At the end of the Test, although Hassett had the grace to appear on the balcony and the Australians joined the England players in a post-match drink, according to Mark Peel in Playing The Game?: Cricket’s Tarnished Ideals From Bodyline to the Present, the Australians felt cheated. In Compton’s opinion: “It wasn’t cricket. The Aussies were furious. Their anger was justified.”

Lindsay Hassett took up the issue with the MCC, stating that Chester’s umpiring in the 4th Test had favoured both Simpson and Compton and that Chester had failed to intervene when Trevor Bailey had deliberately bowled down the leg-side with a packed on-side field when the Australians had been trying to chase down the winning target of 177 runs on the last day of the Test.  Hassett made it clear that the Australians would not be happy with Chester being appointed for the last Test of the series at The Oval, after the first 4 Tests of the series had been drawn.

After lengthy deliberations, Chester was made to stand down from the deciding last Test, the official reason given to the press being his failing health. It is, of course, on record that England won the last Test by 8 wickets to take the series 1-0, and to finally bring home the Ashes after a gap of 19 years, having surrendered the coveted urn to the 1934 Australians 1-2, with 2 draws. Remarking on Chester being stood down, Wilde remarks: “It was a significant rebuke for English umpiring, which had to this point been regarded, at least in England, as the best in the world.”

South Africa’s 1955 tour of England was their 11th official Test tour and their 8th to England. It was made memorable by being the first on which the South Africans had flown out, the journey taking 26 hours to Heathrow, and with 7 stops en route. Historically, this was the first Test series ever played in England in which each Test had produced a definite result.

Final days

Chester’s Test umpiring career ended after he officiated in the 2nd and the 4th Test matches between England and the visiting South Africans of 1955, and he ended his career with 48 Test matches to his credit, a record number at the time, and a tribute to his abilities and his judgement. His last first-class match, his 774th, also followed later in the same season when he officiated in a match between an England XI and a Commonwealth XI at Hastings from 3 Sep, 1955, the England XI winning the game by 56 runs.

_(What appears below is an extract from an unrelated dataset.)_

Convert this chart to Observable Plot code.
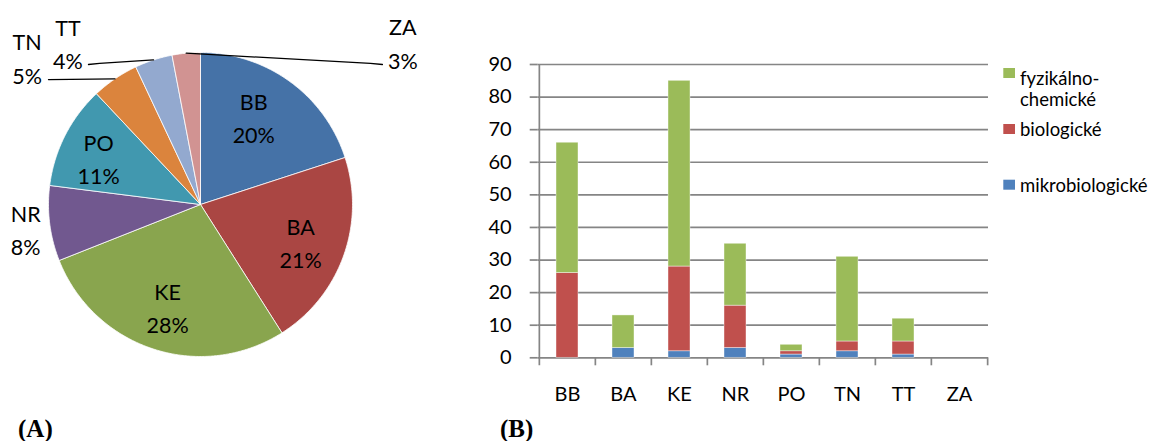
<!DOCTYPE html>
<html><head><meta charset="utf-8">
<script src="https://cdn.jsdelivr.net/npm/d3@7"></script>
<script src="https://cdn.jsdelivr.net/npm/@observablehq/plot@0.6"></script>
<style>
html,body{margin:0;padding:0;background:#fff;}
#wrap{position:relative;width:1159px;height:441px;overflow:hidden;font-family:Lato,sans-serif;}
#wrap > *{position:absolute;}
</style></head><body><div id="wrap"></div>
<script>
// ---- data ----
const regions = ["BB","BA","KE","NR","PO","TN","TT","ZA"];
const pieShares = [20,21,28,8,11,5,4,3];
const pieColors = ["#4572A7","#AA4643","#89A54E","#71588F","#4198AF","#DB843D","#93A9CF","#D19392"];
const seriesNames = ["mikrobiologické","biologické","fyzikálno-chemické"];
const mikro = [0,3,2,3,1,2,1,0];
const bio   = [26,0,26,13,1,3,4,0];
const fyz   = [40,10,57,19,2,26,7,0];
const seriesColors = ["#4F81BD","#C0504D","#9BBB59"];
const yTicks = [0,10,20,30,40,50,60,70,80,90];

const wrap = document.getElementById("wrap");
const FONT = "Lato, sans-serif";

// ---- pie (A) ----
const W = 440, H = 420, cx = 200, cy = 204, R = 152;
const arcs = d3.pie().sort(null).value(d => d)(pieShares);
const slices = arcs.map((a, i) => {
  const pts = [{x: 0, y: 0}];
  const n = Math.max(4, Math.ceil((a.endAngle - a.startAngle) / 0.01));
  for (let k = 0; k <= n; k++) {
    const t = a.startAngle + (a.endAngle - a.startAngle) * k / n;
    pts.push({x: Math.sin(t), y: Math.cos(t)});
  }
  pts.push({x: 0, y: 0});
  return {name: regions[i], share: pieShares[i], color: pieColors[i], pts, mid: (a.startAngle + a.endAngle) / 2};
});
// label placement: [radius factor, angle in degrees (null = slice middle)]
const labelPlace = {BB:[0.68,31], BA:[0.70,null], KE:[0.70,null], NR:[1.16,262.5], PO:[0.74,295], TN:[1.50,310.5], TT:[1.38,320.8], ZA:[1.71,51.1]};
const labels = slices.map(s => {
  const [rf, ang] = labelPlace[s.name];
  const t = ang == null ? s.mid : ang * Math.PI / 180;
  return {x: rf * Math.sin(t), y: rf * Math.cos(t), text: s.name + "\n" + s.share + "%"};
});
// leader line knees / ends (unit coordinates)
const leaderPath = {TN: [[-1.0, 0.822]], TT: [[-0.664, 0.928], [-0.737, 0.921]], ZA: [[1.118, 0.928], [1.197, 0.921]]};
const leaders = [];
slices.forEach(s => {
  if (!leaderPath[s.name]) return;
  leaders.push({name: s.name, x: Math.sin(s.mid), y: Math.cos(s.mid)});
  leaderPath[s.name].forEach(([x, y]) => leaders.push({name: s.name, x, y}));
});

const pie = Plot.plot({
  width: W, height: H, margin: 0,
  x: {domain: [-cx / R, (W - cx) / R], axis: null},
  y: {domain: [-(H - cy) / R, cy / R], axis: null},
  style: {fontFamily: FONT, background: "transparent"},
  marks: [
    ...slices.map(s => Plot.line(s.pts, {x: "x", y: "y", fill: s.color, stroke: "white", strokeWidth: 0.8, strokeLinejoin: "round"})),
    Plot.line(leaders, {x: "x", y: "y", z: "name", stroke: "black", strokeWidth: 1.3, curve: "linear"}),
    Plot.text(labels, {x: "x", y: "y", text: "text", fontSize: 21.5, lineHeight: 1.55, fill: "black", fontFamily: FONT})
  ]
});
pie.style.left = "0px"; pie.style.top = "0px";
wrap.appendChild(pie);

// ---- stacked bars (B) ----
const BW = 520, BH = 380, mL = 57.7, mR = 12, mT = 24, mB = 62.7;
const seriesValues = [mikro, bio, fyz];
const barData = [];
seriesNames.forEach((s, j) => regions.forEach((r, i) => barData.push({region: r, series: s, value: seriesValues[j][i]})));
const step = (BW - mL - mR) / regions.length;
const yMax = yTicks[yTicks.length - 1];
const pxPerUnit = (BH - mT - mB) / yMax;
const tickUnits = 8 / pxPerUnit;
const GRID = "#858585";

const bars = Plot.plot({
  width: BW, height: BH, marginLeft: mL, marginRight: mR, marginTop: mT, marginBottom: mB,
  x: {domain: regions, paddingInner: 0.6, paddingOuter: 0.3, axis: null},
  y: {domain: [0, yMax], axis: null},
  color: {domain: seriesNames, range: seriesColors},
  style: {fontFamily: FONT, background: "transparent"},
  marks: [
    Plot.ruleY(yTicks, {y: d => d, stroke: GRID, strokeWidth: 1.7}),
    Plot.axisY({ticks: yTicks, tickSize: 8, tickPadding: 18.5, stroke: GRID, strokeWidth: 1.7, fill: "black", fontSize: 20, fontFamily: FONT, label: null}),
    Plot.barY(barData, {x: "region", y: "value", fill: "series", stroke: "white", strokeOpacity: 0.6, strokeWidth: 0.7}),
    Plot.ruleX(regions, {x: d => d, dx: -step / 2, y1: (d, i) => i === 0 ? yMax : 0, y2: -tickUnits, stroke: GRID, strokeWidth: 1.7}),
    Plot.ruleX([regions[regions.length - 1]], {x: d => d, dx: step / 2, y1: 0, y2: -tickUnits, stroke: GRID, strokeWidth: 1.7}),
    Plot.axisX({tickSize: 0, tickPadding: 29, fill: "black", fontSize: 20, fontFamily: FONT, label: null})
  ]
});
bars.style.left = "480px"; bars.style.top = "40px";
wrap.appendChild(bars);

// ---- legend and panel captions ----
const legendOrder = [2, 1, 0];
const legendBaselines = [84.5, 136, 191.7];
const svg = d3.create("svg").attr("width", 1159).attr("height", 441)
  .style("left", "0px").style("top", "0px").style("pointer-events", "none");
legendOrder.forEach((j, k) => {
  const base = legendBaselines[k];
  svg.append("rect").attr("x", 1003.3).attr("y", k === 0 ? base - 16.5 : base - 12).attr("width", 11.7).attr("height", 10).attr("fill", seriesColors[j]);
  const name = seriesNames[j];
  const parts = name.includes("-") ? [name.slice(0, name.indexOf("-") + 1), name.slice(name.indexOf("-") + 1)] : [name];
  const t = svg.append("text").attr("x", 1020).attr("y", base).attr("font-family", FONT).attr("font-size", 18.5).attr("fill", "black");
  parts.forEach((p, m) => t.append("tspan").attr("x", 1020).attr("dy", m === 0 ? 0 : 21.5).text(p));
});
svg.append("text").attr("x", 18).attr("y", 437).attr("font-family", "Liberation Serif, serif").attr("font-weight", "bold").attr("font-size", 25).text("(A)");
svg.append("text").attr("x", 500).attr("y", 437).attr("font-family", "Liberation Serif, serif").attr("font-weight", "bold").attr("font-size", 25).text("(B)");
wrap.appendChild(svg.node());
</script>
</body></html>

Frank Chester passed away at his home town of Bushey on 8 April/1957 respected by all his fellow-countrymen and was laid to rest in the grounds of St. James’ and St. Paul’s Church, Bushey, Hertfordshire. The “almost infallible” official had finally been declared out by the Celestial Umpire. Tributes poured in from prominent figures of the cricketing world, and Wisden published some of them, as follows:

·       Mr. R. Aird, Secretary of M.C.C.: He was an inspiration to other umpires. He seemed to have a flair for the job and did the right thing by instinct. He was outstanding among umpires for a very long time.

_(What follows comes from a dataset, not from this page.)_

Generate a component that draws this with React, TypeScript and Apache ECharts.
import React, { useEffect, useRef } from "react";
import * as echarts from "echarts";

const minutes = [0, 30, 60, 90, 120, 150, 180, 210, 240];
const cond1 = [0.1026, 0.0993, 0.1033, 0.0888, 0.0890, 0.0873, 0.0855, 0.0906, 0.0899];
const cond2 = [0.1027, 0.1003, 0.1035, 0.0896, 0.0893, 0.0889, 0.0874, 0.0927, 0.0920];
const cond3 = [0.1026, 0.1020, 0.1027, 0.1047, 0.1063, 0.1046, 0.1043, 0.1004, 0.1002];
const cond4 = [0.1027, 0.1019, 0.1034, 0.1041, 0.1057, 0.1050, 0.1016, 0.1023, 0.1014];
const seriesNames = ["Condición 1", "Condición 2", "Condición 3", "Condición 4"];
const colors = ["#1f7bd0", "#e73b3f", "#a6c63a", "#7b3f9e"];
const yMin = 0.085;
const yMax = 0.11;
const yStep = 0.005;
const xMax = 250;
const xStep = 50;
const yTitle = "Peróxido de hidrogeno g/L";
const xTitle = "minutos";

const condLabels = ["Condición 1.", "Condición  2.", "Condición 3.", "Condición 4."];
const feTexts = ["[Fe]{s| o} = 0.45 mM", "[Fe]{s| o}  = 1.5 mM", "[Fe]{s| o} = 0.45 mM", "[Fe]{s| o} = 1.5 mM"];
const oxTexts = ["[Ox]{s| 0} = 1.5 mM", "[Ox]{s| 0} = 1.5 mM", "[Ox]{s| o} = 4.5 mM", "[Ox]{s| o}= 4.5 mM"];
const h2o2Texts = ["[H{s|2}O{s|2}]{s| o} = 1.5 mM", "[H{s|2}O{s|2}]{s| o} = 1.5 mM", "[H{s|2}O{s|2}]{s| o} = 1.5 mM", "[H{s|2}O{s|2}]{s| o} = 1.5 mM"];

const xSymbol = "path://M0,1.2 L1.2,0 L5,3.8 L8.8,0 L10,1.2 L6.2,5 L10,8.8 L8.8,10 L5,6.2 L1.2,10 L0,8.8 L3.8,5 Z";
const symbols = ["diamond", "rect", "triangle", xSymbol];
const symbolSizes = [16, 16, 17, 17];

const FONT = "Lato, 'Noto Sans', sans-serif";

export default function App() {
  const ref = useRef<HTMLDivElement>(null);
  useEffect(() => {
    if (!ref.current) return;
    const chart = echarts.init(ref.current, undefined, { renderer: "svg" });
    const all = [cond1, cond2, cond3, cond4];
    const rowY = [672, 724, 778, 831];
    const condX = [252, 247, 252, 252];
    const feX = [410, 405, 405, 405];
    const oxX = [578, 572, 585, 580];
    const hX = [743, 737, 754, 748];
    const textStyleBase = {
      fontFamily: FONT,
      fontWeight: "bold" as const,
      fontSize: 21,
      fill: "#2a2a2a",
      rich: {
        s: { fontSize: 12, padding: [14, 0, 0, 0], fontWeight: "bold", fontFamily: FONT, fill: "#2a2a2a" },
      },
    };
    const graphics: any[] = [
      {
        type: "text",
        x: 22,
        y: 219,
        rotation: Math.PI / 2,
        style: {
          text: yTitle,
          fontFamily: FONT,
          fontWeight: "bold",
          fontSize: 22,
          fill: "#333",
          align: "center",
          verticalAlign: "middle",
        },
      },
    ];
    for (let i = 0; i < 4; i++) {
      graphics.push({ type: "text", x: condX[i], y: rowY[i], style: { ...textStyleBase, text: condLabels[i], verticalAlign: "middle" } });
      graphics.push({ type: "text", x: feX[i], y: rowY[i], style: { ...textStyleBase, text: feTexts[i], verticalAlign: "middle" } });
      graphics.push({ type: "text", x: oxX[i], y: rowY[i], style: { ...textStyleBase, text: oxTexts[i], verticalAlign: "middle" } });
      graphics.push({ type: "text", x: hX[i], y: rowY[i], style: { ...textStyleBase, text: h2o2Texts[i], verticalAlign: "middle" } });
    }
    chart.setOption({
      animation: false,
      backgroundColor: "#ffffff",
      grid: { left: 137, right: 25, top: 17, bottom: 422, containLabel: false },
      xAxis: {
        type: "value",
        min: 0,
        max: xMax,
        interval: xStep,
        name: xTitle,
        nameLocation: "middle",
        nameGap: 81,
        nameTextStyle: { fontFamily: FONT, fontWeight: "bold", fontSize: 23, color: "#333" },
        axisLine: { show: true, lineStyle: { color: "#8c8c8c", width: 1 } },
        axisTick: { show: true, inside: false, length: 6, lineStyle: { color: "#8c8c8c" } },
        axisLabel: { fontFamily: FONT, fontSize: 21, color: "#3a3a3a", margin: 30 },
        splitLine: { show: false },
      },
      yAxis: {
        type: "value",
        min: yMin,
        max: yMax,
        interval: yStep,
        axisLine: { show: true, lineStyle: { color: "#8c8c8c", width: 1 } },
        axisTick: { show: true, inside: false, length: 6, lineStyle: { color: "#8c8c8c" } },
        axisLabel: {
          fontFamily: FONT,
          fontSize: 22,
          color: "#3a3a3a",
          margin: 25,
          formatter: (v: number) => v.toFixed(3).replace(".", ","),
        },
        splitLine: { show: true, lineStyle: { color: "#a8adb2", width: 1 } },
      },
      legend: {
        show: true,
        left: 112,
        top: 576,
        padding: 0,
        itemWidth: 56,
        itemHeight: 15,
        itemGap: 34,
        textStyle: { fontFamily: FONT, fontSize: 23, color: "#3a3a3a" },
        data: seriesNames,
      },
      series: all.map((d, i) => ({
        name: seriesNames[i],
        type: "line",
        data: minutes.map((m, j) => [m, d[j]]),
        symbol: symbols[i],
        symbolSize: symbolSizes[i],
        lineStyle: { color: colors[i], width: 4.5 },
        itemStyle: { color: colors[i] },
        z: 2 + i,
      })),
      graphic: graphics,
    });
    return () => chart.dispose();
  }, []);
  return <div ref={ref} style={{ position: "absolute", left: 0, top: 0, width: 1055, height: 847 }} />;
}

·       Sir John Hobbs: I played against him in his brief career and am sure he would have been a great England all-rounder. As an umpire, he was right on top. I class him with that great Australian, Bob Crockett.

·       F. S. Lee, the Test match umpire: Frank was unquestionably the greatest umpire I have known. His decisions were fearless, whether the batsman to be given out was captain or not. There is a great deal for which umpires have to thank him.